En pleine crise de l'eau à Mayotte, des Mahorais ont porté plainte contre le Syndicat intercommunal d'eau et d'assainissement de Mayotte (SIEAM) et son délégataire, une filiale de Vinci, les accusant notamment de les exposer à un risque immédiat de mort ou de blessures.
Le département le plus pauvre de France connaît sa plus importante sécheresse depuis 1997, aggravée par un manque d'infrastructures et d'investissements. Pour y faire face, l'État a intensifié ces derniers mois les coupures d'eau, jusqu'à n'y plus donner accès qu'un jour sur trois.
Des mesures insuffisantes
Le gouvernement a promis en septembre "un véritable plan Marshall pour Mayotte" : distribution des bouteilles d'eau, prise en charge de factures... Mais ces mesures se sont révélées "insuffisantes" face à une "eau boueuse, parfois contaminée par de la matière fécale", dénoncent quinze habitants et une entreprise de cette île de l'océan Indien dans leur plainte, consultée par l'AFP.
Outre la pénurie, la potabilité de l'eau courante est régulièrement remise en cause dans cet archipel, peuplé de 310.000 habitants selon l'Insee, et soumis à une forte immigration clandestine en provenance notamment des Comores voisines.

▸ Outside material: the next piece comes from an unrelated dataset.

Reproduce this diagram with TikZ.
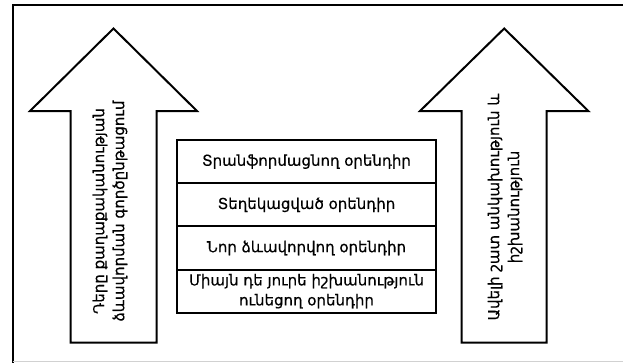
\documentclass[tikz,border=0pt]{standalone}
\usepackage{fontspec}
\setmainfont{DejaVu Sans}[FakeBold=0.5]
\begin{document}
\begin{tikzpicture}[x=1pt,y=-1pt,line width=2pt,line join=miter,
  lvl/.style={draw,minimum width=259pt,minimum height=43.2pt,inner sep=0pt,
    font=\fontsize{15}{20}\selectfont,align=center},
  arrowtext/.style={rotate=90,font=\fontsize{15}{20}\selectfont,align=center,inner sep=0pt},
  bigarrow/.style={draw,fill=white}]
\useasboundingbox (0,0) rectangle (623,362);
% outer frame (cut by the picture's right and bottom edges)
\draw (12.5,370) -- (12.5,5) -- (640,5);
\draw[line width=1pt,black!18] (12.5,361.5) -- (623,361.5);
% left arrow
\draw[bigarrow] (113.5,28.5) -- (197,111) -- (156.7,111) -- (156.7,342.7)
  -- (70.7,342.7) -- (70.7,111) -- (30,111) -- cycle;
% right arrow
\draw[bigarrow] (504.2,28.5) -- (588.3,111) -- (546.7,111) -- (546.7,342.7)
  -- (461.7,342.7) -- (461.7,111) -- (420,111) -- cycle;
\node[arrowtext] (lt) at (110,211) {Դերը քաղաքականության\\ձևավորման գործընթացում};
\node[arrowtext] (rt) at (505,207) {Ավելի շատ անկախություն և\\իշխանություն};
% stack of levels
\node[lvl] (l1) at (306.5,161.6) {Տրանֆորմացնող օրենդիր};
\node[lvl] (l2) at (306.5,204.8) {Տեղեկացված օրենդիր};
\node[lvl] (l3) at (306.5,248.0) {Նոր ձևավորվող օրենդիր};
\node[lvl] (l4) at (306.5,291.2) {Միայն դե յուրե իշխանություն\\ունեցող օրենդիր};
\end{tikzpicture}
\end{document}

Dans cette plainte, déposée au parquet de Mamoudzou le 28 décembre, les habitants indiquent notamment ne pouvoir se laver de manière satisfaisante ou souffrir de maladies gastriques. "Des conditions d'hébergement incompatibles avec la dignité humaine", accusent-ils.
Un risque de transmission de maladies augmenté
L'entreprise dénonce, elle, une baisse de son chiffre d'affaires dû au manque d'approvisionnement en eau. En saisissant le procureur, les plaignants espèrent "la fin de l'impunité des personnes qui n'ont pas, depuis des années, fait leur travail en connaissance de cause", a expliqué à l'AFP leur avocat, Me Emmanuel Daoud. "On a l'impression que Mayotte est un confetti" aux yeux des pouvoirs publics, "comme si ses habitants étaient de seconde zone", a-t-il fustigé. "Si le cinquième de ce qui est dénoncé dans cette plainte se passait dans un département hexagonal, le scandale serait majeur".
Contactés par l'AFP, le syndicat des eaux, établissement public, et son délégataire la Société Mahoraise des Eaux (SMAE), filiale du géant du BTP Vinci, n'ont pas répondu immédiatement. Vinci n'a pas répondu aux sollicitations de l'AFP. Le syndicat et la SMAE sont aussi accusés de ne pas avoir garanti la qualité de l'eau potable.
Les opérateurs ont notamment laissé "en libre accès" des réservoirs d'eau, où des animaux "s'abreuvent", "ce qui est de nature à augmenter les risques de transmission" de maladies, affirme la plainte.